Cette vision s’accompagne de tout un discours de la part du GWP sur la sécurité de l’approvisionnement en eau. Le mobile sécuritaire justifierait ainsi que le financement des infrastructures de production d’eau potable et d’assainissement soit démultiplié, grâce aux fonds du secteur privé. La généralisation d’une fourniture d’eau potable par le secteur privé apparaît dès lors comme l’unique solution aux yeux des défenseurs de ce principe.

Mais le référentiel de la GIRE repose également sur un certain nombre d’autres principes qui ont acquis, au fil du temps, une très forte légitimité. La généralisation d’une gestion territoriale et participative de l’eau par bassins versants est notamment à mentionner.

Ce modèle de gestion de l’eau a trouvé en Europe une illustration à travers la DCE. Mais c’est aussi sous la pression des organisations non gouvernementales œuvrant à l’échelle mondiale que ce principe a pu s’ancrer de manière durable.

Les conflits engendrés par les grands projets de barrages à travers le monde ont ainsi contribué à la remise en cause du principe de souveraineté nationale sur les ressources naturelles. Les arguments avancés par les activistes qui combattent ces grands projets de barrages s’appuient sur des travaux scientifiques qui démontrent les ravages de ces grands projets pour les écosystèmes, mais aussi pour les populations humaines déplacées. La dimension participative épouse également le discours des grands bailleurs de fonds comme la Banque Mondiale qui recommande activement la mise en place de processus de décision plus décentralisés, notamment dans le domaine de la gestion de l’eau douce.

Quels modes de gouvernance ?

Ces quelques éléments nous permettent d’identifier trois catégories d’instruments régulièrement mobilisés par les acteurs en charge de la politique de l’eau et qui dessinent plusieurs modes de gouvernance possible de l’eau douce.

En premier lieu, les pouvoirs publics recourent de manière traditionnelle aux instruments réglementaires. Ces instruments recouvrent toute la gamme des autorisations (autorisations de forages délivrés par les préfectures par exemple avec des niveaux de débits associés), interdictions (interdiction d’irriguer certains jours de la semaine, interdiction de laver son véhicule durant les périodes de sécheresse), mise en place de quotas volumétriques, périmètres de protection des captages d’eau potable, normes de qualités (comme la norme européenne sur les nitrates pour l’eau douce destinée à la consommation humaine).

En second lieu, des instruments économiques se développent à l’échelle internationale depuis les années 1960. Ces instruments ont pour objectif de jouer sur le coût de l’eau pour servir de mécanisme incitatif permettant de limiter la consommation d’eau ou la pollution.
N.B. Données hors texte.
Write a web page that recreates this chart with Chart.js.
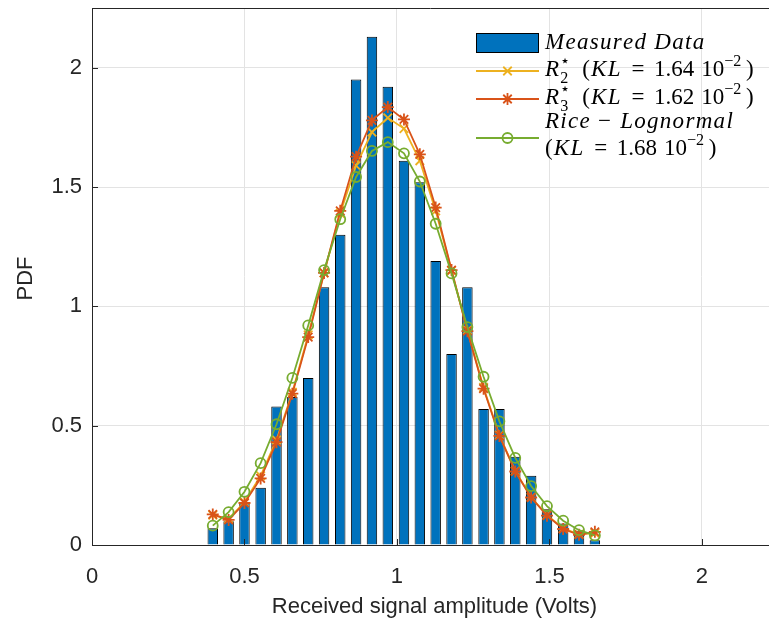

Les taxes et les redevances jouent ce rôle par exemple. Les marchés de droits d’eau figurent aussi parmi les instruments économiques qui se développent de manière importante à l’échelle internationale depuis les années 1990.

En dernier lieu, signalons l’essor des instruments participatifs, fondés sur la participation de l’ensemble des parties-prenantes aux processus de décision. Le degré d’implication des acteurs est cependant très variable d’un lieu à un autre et si les principes de concertation et de participation apparaissent souvent comme les fondements des réformes des politiques de l’eau ces dernières années, la mise en œuvre de ces principes bute sur des problèmes de répartition du pouvoir.

Néanmoins, si ces trois groupes d’instruments se retrouvent dans la plupart des pays, la manière dont ils sont combinés les uns aux autres et le poids relatif des dimensions réglementaire (régulation publique), économique (rôle du secteur privé, régulation “marchande”) et participative (usagers, société civile, régulation de type “communautaire”) diffère fortement d’un pays à un autre.

Ainsi, il nous paraît plus judicieux de considérer la gouvernance de l’eau douce comme résultant d’un “compromis entre les acteurs et les instruments de régulation publique, marchande et communautaire”(2) . La manière dont ces compromis sont négociés à l’échelle nationale mais surtout à l’échelle locale, donne ainsi une très grande variété de modes de gouvernance de l’eau douce.